|
A Milton News Week |
| February 2007 |
Milton alumnus profiled in the Boston Globe Magazine;
the Jazz Combo’s trip to South Africa highlighted in Globe
South.
On
Sunday, February 25, 2007, the Boston Globe Magazine profiled
Eli Wolff, Milton Academy Class of ‘95 who has become a world
leader in galvanizing U.S. and international sports organizations
to recognize the right of athletes with disabilities to compete
with other elite athletes.
Milton faculty and classmates remember Eli Wolff’s courage
and resolve, character traits evident in Eli’s persistent
and successful drive to build awareness and official support for
athletes who have disabilities to be coached, to train, to compete
and to be recognized with all other successful athletes.

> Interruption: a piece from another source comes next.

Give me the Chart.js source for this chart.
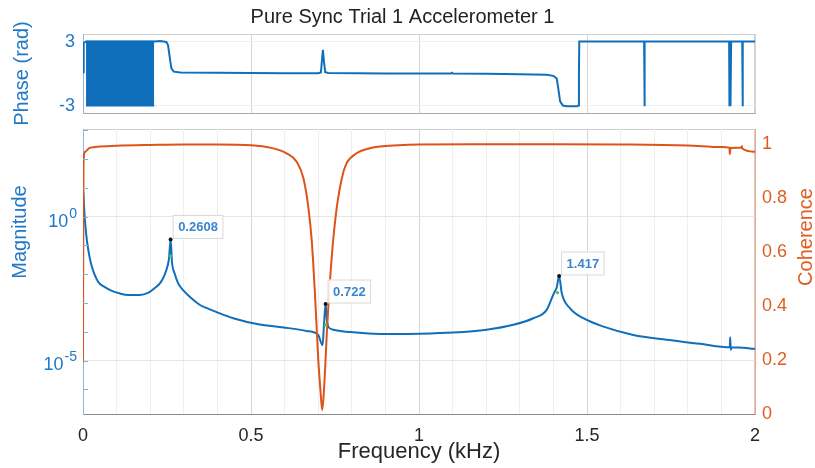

Eli played varsity soccer at Milton, on the U.S. national team for
the disabled at 17 and on the Brown University soccer team. He played
in three Pan Am Games for the Disabled and in the Paralympic Games
in 1996 and 2004. According to the Globe, “at Brown,
he began researching the relationship between U.S. sports organizations
and disabled athletes, and when he graduated in 2000 and joined
Sport in Society, he was already a leader in the field.”
In “Taking His Shot,” writer Barbara Matson chronicles
evidence of Eli’s success: “In December, the United
Nations General Assembly adopted the Convention on the Rights of
Persons with Disabilities, which features a section on sports drafted
by Wolff and Northeastern University’s Center for the Study
of Sport in Society. The treaty, which recognizes sports as a human
right for the disabled, calls on nations to create laws and other
measures to include people with disabilities in recreational, leisure,
and sporting activities.”
Matson notes that Eli, “a founder of Sport in Society’s
disability program and its manager of research and advocacy, coordinated
the effort, reaching out to a vast network of groups.”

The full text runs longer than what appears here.